Li's largest offshore transaction to date was a $9 billion play for Electricite de France's U.K. distribution network. That handed him Britain's No. 1 power network, which supplies electricity to about 20 million homes. Attempts to create a pan-European telecoms network on the other hand, including a $1.7 billion purchase of Orange in Austria and shelling out $1 billion for Telefonica's network in Ireland, have been piecemeal.
Li had a lot more riding on the O2 deal than a fat check. The 87-year-old's 3, while finally in the black, is as Morningstar analyst Dan Baker notes, still ``economically unprofitable,'' meaning the capital required to service the relatively small number of subscribers on its network won't allow for sustainable value-added returns over the longer term. Buying O2 would have delivered as much as $4 billion in cost savings, hugely important in an industry where revenues are shrinking.
And while in terms of returns, as measured by Ebit over assets, CK Hutchison's European 3 foray is slightly more lucrative, coming in at 6.3 percent versus just on 6 percent for the company's infrastructure assets, the fact competition regulators seem intent on blocking consolidation means growth will be hard to come by.

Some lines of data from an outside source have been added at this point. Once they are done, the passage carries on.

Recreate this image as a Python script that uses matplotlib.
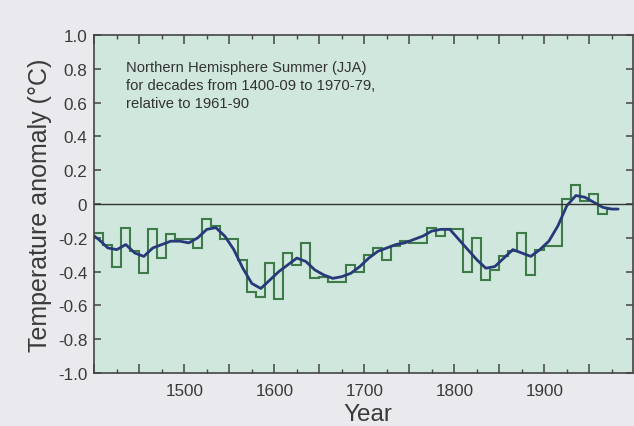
import numpy as np
import matplotlib
matplotlib.use("Agg")
import matplotlib.pyplot as plt
from matplotlib.ticker import MultipleLocator, FuncFormatter, FixedLocator

plt.rcParams['font.family'] = ['Liberation Sans', 'DejaVu Sans']

# decadal NH summer anomalies, 1400-09 ... 1970-79
decade_start = list(range(1400, 1980, 10))
decade_anom = [
    -0.17, -0.24, -0.37, -0.14, -0.28, -0.41, -0.15, -0.32, -0.18, -0.21,  # 1400s-1490s
    -0.21, -0.26, -0.09, -0.13, -0.21, -0.21, -0.33, -0.52, -0.55, -0.35,  # 1500s-1590s
    -0.56, -0.29, -0.36, -0.23, -0.44, -0.43, -0.46, -0.46, -0.36, -0.40,  # 1600s-1690s
    -0.30, -0.26, -0.33, -0.25, -0.22, -0.23, -0.23, -0.14, -0.19, -0.15,  # 1700s-1790s
    -0.15, -0.40, -0.20, -0.45, -0.39, -0.31, -0.28, -0.17, -0.42, -0.27,  # 1800s-1890s
    -0.25, -0.25, 0.03, 0.11, 0.02, 0.06, -0.06, -0.03,                    # 1900s-1970s
]

# smoothed curve, read at decade mid-points
smooth_years = [1400] + [y + 5 for y in decade_start] + [1982]
smooth_vals = [
    -0.19,
    -0.21, -0.26, -0.27, -0.24, -0.29, -0.31, -0.26, -0.24, -0.22, -0.22,
    -0.23, -0.20, -0.15, -0.14, -0.19, -0.27, -0.38, -0.47, -0.50, -0.45,
    -0.40, -0.36, -0.32, -0.34, -0.39, -0.42, -0.44, -0.43, -0.41, -0.37,
    -0.32, -0.28, -0.26, -0.24, -0.23, -0.21, -0.19, -0.16, -0.15, -0.15,
    -0.21, -0.27, -0.33, -0.38, -0.37, -0.32, -0.27, -0.29, -0.31, -0.27,
    -0.22, -0.13, -0.01, 0.05, 0.04, 0.01, -0.02, -0.03,
    -0.03,
]

x_labels = [1500, 1600, 1700, 1800, 1900]
y_ticks = [1.0, 0.8, 0.6, 0.4, 0.2, 0.0, -0.2, -0.4, -0.6, -0.8, -1.0]

fig = plt.figure(figsize=(6.34, 4.27), dpi=100, facecolor='#e9e9ee')
ax = fig.add_axes([94.3 / 634, 1 - 374 / 427, (633 - 94.3) / 634, (374 - 36) / 427])
ax.set_facecolor('#cfe7dc')

# decadal steps
edges = decade_start + [decade_start[-1] + 10]
ax.stairs(decade_anom, edges, baseline=None, color='#3f7b48', linewidth=1.5)

# smooth line
ax.plot(smooth_years, smooth_vals, color='#27397a', linewidth=2.0, solid_capstyle='round')

ax.axhline(0, color='#333333', linewidth=1.0)

ax.set_xlim(1400, 1998.5)
ax.set_ylim(-1.0, 1.0)

ax.xaxis.set_major_locator(MultipleLocator(50))
ax.xaxis.set_minor_locator(MultipleLocator(25))
ax.xaxis.set_major_formatter(FuncFormatter(
    lambda v, p: f"{int(round(v))}" if int(round(v)) in x_labels else ""))
ax.yaxis.set_major_locator(FixedLocator(y_ticks))
ax.yaxis.set_major_formatter(FuncFormatter(
    lambda v, p: "0" if abs(v) < 1e-9 else f"{v:.1f}".replace("\u2212", "-")))

ax.tick_params(axis='both', which='both', direction='in', top=True, right=True,
               colors='#444444', labelcolor='#3a3a3a', labelsize=12.3)
ax.tick_params(axis='x', which='major', length=6.5, width=1.1, pad=7)
ax.tick_params(axis='x', which='minor', length=3, width=1.0)
ax.tick_params(axis='y', which='major', length=5, width=1.1, pad=5)

for s in ax.spines.values():
    s.set_color('#444444')
    s.set_linewidth(1.2)

ax.set_xlabel("Year", fontsize=17.5, color='#3a3a3a')
ax.xaxis.set_label_coords(0.508, -0.088)
ax.set_ylabel("Temperature anomaly (\u00b0C)", fontsize=18, color='#3a3a3a')
ax.yaxis.set_label_coords(-0.078, 0.5)

ax.text(0.059, 0.925,
        "Northern Hemisphere Summer (JJA)\nfor decades from 1400-09 to 1970-79,\nrelative to 1961-90",
        transform=ax.transAxes, ha='left', va='top', fontsize=10.6,
        linespacing=1.35, color='#333333')

fig.savefig("out.png", dpi=100, facecolor=fig.get_facecolor())
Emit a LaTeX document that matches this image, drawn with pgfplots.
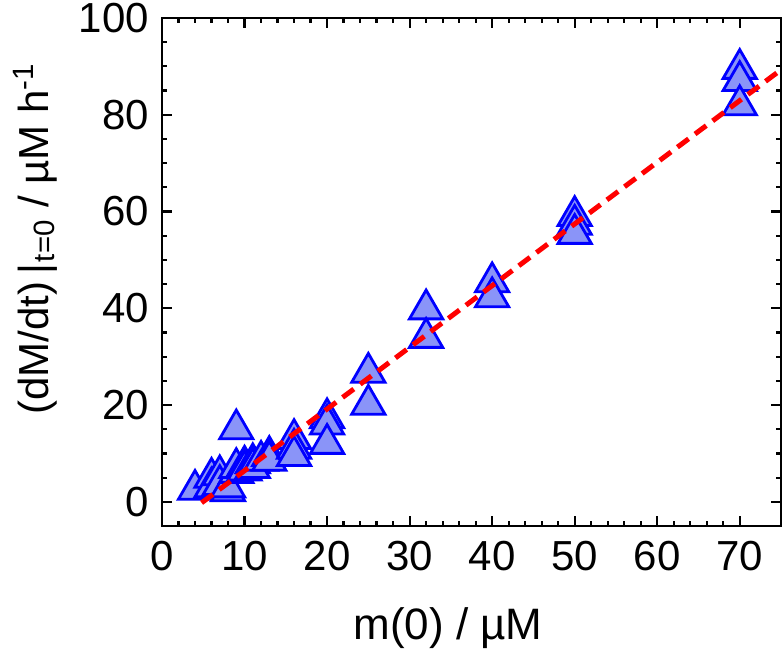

Should both deals be blocked, Morgan Stanley analyst Praveen Choudhary said his forecast valuation for CK Hutchison of HK$93 a share would drop by about HK$9. The conglomerate's stock, down more than 11 percent this year, closed on Friday at HK$92.70.
As it is, being No. 4 in Britain's hotly contested mobile market is neither palatable nor tenable, and Li isn't accustomed to being the underdog. Exiting 3 and sharpening CK Hutchison's deal focus may be a smarter way to win shareholders' affection.
This column does not necessarily reflect the opinion of Bloomberg LP and its owners.